> **Goal**
Return all lines below containing the word "React".

## start Information provided

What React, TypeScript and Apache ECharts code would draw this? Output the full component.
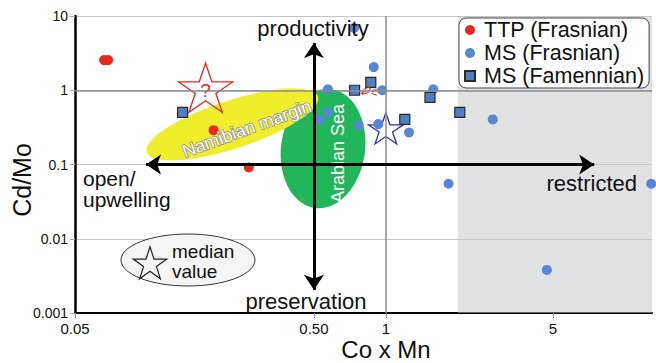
import React, { useEffect, useRef } from 'react';
import * as echarts from 'echarts';

const FONT = '"Liberation Sans", Arial, Helvetica, sans-serif';

// Axis extents and tick positions (log scales)
const xMin = 0.05;
const xMax = 13;
const yMin = 0.001;
const yMax = 10;
const xTickValues = [0.05, 0.5, 1, 5];
const xTickLabels = ['0.05', '0.50', '1', '5'];

// Samples: [Co x Mn, Cd/Mo]
const ttpFrasnian: [number, number][] = [
  [0.0662, 2.55],
  [0.0688, 2.55],
  [0.19, 0.29],
  [0.267, 0.091],
];

const msFrasnian: [number, number][] = [
  [0.736, 6.9],
  [0.89, 2.05],
  [0.572, 1.03],
  [0.966, 1.0],
  [1.58, 1.03],
  [0.572, 0.504],
  [0.53, 0.4],
  [0.77, 0.336],
  [0.93, 0.35],
  [1.25, 0.27],
  [2.8, 0.405],
  [1.83, 0.055],
  [12.9, 0.055],
  [4.72, 0.0038],
];

const msFamennian: [number, number][] = [
  [0.141, 0.504],
  [0.74, 1.0],
  [0.865, 1.28],
  [1.53, 0.8],
  [1.2, 0.405],
  [2.04, 0.504],
];

// Median markers
const ttpMedian: [number, number] = [0.176, 1.08];
const ttpMedianSmall: [number, number] = [0.843, 1.0];
const msMedian: [number, number] = [1.0, 0.306];

// Reference fields
const namibianMargin: [number, number] = [0.228, 0.347];
const arabianSea: [number, number] = [0.546, 0.164];

// Restricted-basin shading starts here
const restrictedFrom = 2;

// Productivity / preservation and open / restricted axes
const vArrow: [number, number][] = [[0.5, 4.32], [0.5, 0.00205]];
const hArrow: [number, number][] = [[0.0991, 0.1], [7.45, 0.1]];

const STAR_PATH =
  'path://M100,0L122.45,69.1L195.11,69.1L136.33,111.8L158.78,180.9L100,138.2L41.22,180.9L63.67,111.8L4.89,69.1L77.55,69.1Z';

function starPoints(cx: number, cy: number, r: number): number[][] {
  const pts: number[][] = [];
  for (let i = 0; i < 10; i++) {
    const rad = i % 2 === 0 ? r : r * 0.382;
    const a = (-90 + i * 36) * (Math.PI / 180);
    pts.push([cx + rad * Math.cos(a), cy + rad * Math.sin(a)]);
  }
  return pts;
}

function label(x: number, y: number, text: string, fontSize: number, align: string, extra: any = {}) {
  return {
    type: 'text',
    z: 50,
    style: {
      x,
      y,
      text,
      fontSize,
      fill: '#111',
      align,
      verticalAlign: 'middle',
      fontFamily: FONT,
      ...extra,
    },
  };
}

export default function App() {
  const ref = useRef<HTMLDivElement>(null);

  useEffect(() => {
    document.body.style.margin = '0';
    const chart = echarts.init(ref.current!, null, { renderer: 'svg' });

    const option: echarts.EChartsOption = {
      animation: false,
      textStyle: { fontFamily: FONT },
      grid: { left: 75, right: 4, top: 16, bottom: 50 },
      xAxis: {
        type: 'log',
        logBase: 10,
        min: xMin,
        max: xMax,
        axisLine: { onZero: false, lineStyle: { color: '#000', width: 2 } },
        axisTick: { show: true, length: 5, lineStyle: { color: '#999' }, customValues: xTickValues } as any,
        axisLabel: {
          customValues: xTickValues,
          fontSize: 15,
          color: '#111',
          margin: 8,
          formatter: (v: number) => {
            const i = xTickValues.findIndex((t) => Math.abs(t - v) < 1e-9);
            return i >= 0 ? xTickLabels[i] : '';
          },
        } as any,
        splitLine: { show: false },
        minorTick: { show: false },
      },
      yAxis: {
        type: 'log',
        logBase: 10,
        min: yMin,
        max: yMax,
        axisLine: { onZero: false, lineStyle: { color: '#000', width: 2.5 } },
        axisTick: { show: true, length: 5, lineStyle: { color: '#aaa' } },
        axisLabel: {
          fontSize: 14,
          color: '#111',
          margin: 7,
          formatter: (v: number) => String(Number(v.toPrecision(3))),
        },
        splitLine: { show: true, lineStyle: { color: '#c6c6c6', width: 1 } },
      },
      legend: {
        left: 459,
        top: 18,
        orient: 'vertical',
        z: 60,
        data: ['TTP (Frasnian)', 'MS (Frasnian)', 'MS (Famennian)'],
        itemWidth: 10,
        itemHeight: 10,
        itemGap: 1,
        padding: [1, 5, 1, 5],
        borderColor: '#444',
        borderWidth: 1,
        borderRadius: 7,
        backgroundColor: '#fff',
        textStyle: {
          fontSize: 21.5,
          lineHeight: 21,
          color: '#111',
          padding: [0, 0, 0, 4],
          fontFamily: FONT,
        },
      },
      graphic: [
        label(313, 28, 'productivity', 22, 'center'),
        label(306, 301, 'preservation', 22, 'center'),
        label(83, 189, 'open/\nupwelling', 21, 'left', { lineHeight: 21 }),
        label(637, 183, 'restricted', 22, 'right'),
        label(386, 349, 'Co x Mn', 24, 'center'),
        {
          type: 'text',
          z: 50,
          x: 22,
          y: 180,
          rotation: Math.PI / 2,
          style: {
            x: 0,
            y: 0,
            text: 'Cd/Mo',
            fontSize: 25,
            fill: '#111',
            align: 'center',
            verticalAlign: 'middle',
            fontFamily: FONT,
          },
        },
        {
          type: 'ellipse',
          z: 40,
          shape: { cx: 188, cy: 260, rx: 67, ry: 26 },
          style: { fill: '#f4f5f4', stroke: '#333', lineWidth: 1 },
        },
        {
          type: 'polygon',
          z: 41,
          shape: { points: starPoints(150, 264.5, 17.7) },
          style: { fill: 'none', stroke: '#222', lineWidth: 1.2 },
        },
        label(172, 251, 'median', 19, 'left'),
        label(172, 271, 'value', 19, 'left'),
      ] as any,
      series: [
        {
          name: 'background',
          type: 'scatter',
          data: [],
          silent: true,
          markArea: {
            silent: true,
            itemStyle: { color: 'rgba(196,198,201,0.5)' },
            data: [[{ xAxis: restrictedFrom }, { xAxis: xMax }]],
          },
          markLine: {
            silent: true,
            symbol: 'none',
            label: { show: false },
            lineStyle: { color: '#8c8c8c', width: 1.5, type: 'solid' },
            data: [{ xAxis: 1 }, { yAxis: 1 }],
          },
        },
        {
          name: 'fields',
          type: 'scatter',
          silent: true,
          symbol: 'circle',
          itemStyle: { opacity: 1 },
          data: [
            {
              value: arabianSea,
              symbolSize: [84, 120],
              symbolRotate: -8,
              itemStyle: { color: '#21b65a', opacity: 1 },
              label: {
                show: true,
                position: 'inside',
                formatter: 'Arabian Sea',
                rotate: 90,
                offset: [-5, 15],
                color: '#fff',
                fontSize: 18,
                fontFamily: FONT,
              },
            },
            {
              value: namibianMargin,
              symbolSize: [180, 48],
              symbolRotate: 18,
              itemStyle: { color: '#eeee2c', opacity: 1 },
              label: {
                show: true,
                position: 'inside',
                formatter: 'Namibian margin',
                rotate: 20,
                offset: [12, 9],
                color: '#fff',
                textBorderColor: '#8a8a8a',
                textBorderWidth: 1.5,
                fontSize: 18,
                fontFamily: FONT,
              },
            },
          ],
        },
        {
          name: 'axes',
          type: 'scatter',
          data: [],
          silent: true,
          markLine: {
            silent: true,
            symbol: ['arrow', 'arrow'],
            symbolSize: 15,
            label: { show: false },
            lineStyle: { color: '#000', width: 3, type: 'solid' },
            itemStyle: { color: '#000' },
            data: [
              [{ coord: vArrow[0] }, { coord: vArrow[1] }],
              [{ coord: hArrow[0] }, { coord: hArrow[1] }],
            ] as any,
          },
        },
        {
          name: 'medians',
          type: 'scatter',
          silent: true,
          symbol: STAR_PATH,
          itemStyle: { opacity: 1 },
          data: [
            {
              value: ttpMedian,
              symbolSize: [54, 49],
              itemStyle: { color: 'rgba(0,0,0,0)', borderColor: '#e8281e', borderWidth: 1.3, opacity: 1 },
              label: {
                show: true,
                position: 'inside',
                formatter: '?',
                offset: [0, 3],
                color: '#e8281e',
                fontSize: 19,
                fontFamily: FONT,
              },
            },
            {
              value: ttpMedianSmall,
              symbolSize: [24, 9],
              itemStyle: {
                color: 'rgba(0,0,0,0)',
                borderColor: '#e8281e',
                borderWidth: 1.2,
                borderType: 'dashed',
                opacity: 1,
              },
              label: {
                show: true,
                position: 'inside',
                formatter: '?',
                color: '#e8281e',
                fontSize: 9,
                fontFamily: FONT,
              },
            },
            {
              value: msMedian,
              symbolSize: [35, 31],
              itemStyle: { color: 'rgba(0,0,0,0)', borderColor: '#2b37a8', borderWidth: 1.3, opacity: 1 },
            },
          ],
        },
        {
          name: 'TTP (Frasnian)',
          type: 'scatter',
          symbol: 'circle',
          symbolSize: 10,
          itemStyle: { color: '#e8281e', opacity: 1 },
          data: ttpFrasnian,
        },
        {
          name: 'MS (Frasnian)',
          type: 'scatter',
          symbol: 'circle',
          symbolSize: 10,
          itemStyle: { color: '#5787d0', opacity: 1 },
          data: msFrasnian,
        },
        {
          name: 'MS (Famennian)',
          type: 'scatter',
          symbol: 'rect',
          symbolSize: 10,
          itemStyle: { color: '#4f7fc2', borderColor: '#2a2a2a', borderWidth: 1.2, opacity: 1 },
          data: msFamennian,
        },
      ] as any,
    };

    chart.setOption(option);
    return () => chart.dispose();
  }, []);

  return <div ref={ref} style={{ width: 656, height: 363 }} />;
}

## end Information provided

> **Task answer**
What React, TypeScript and Apache ECharts code would draw this? Output the full component.
import React, { useEffect, useRef } from 'react';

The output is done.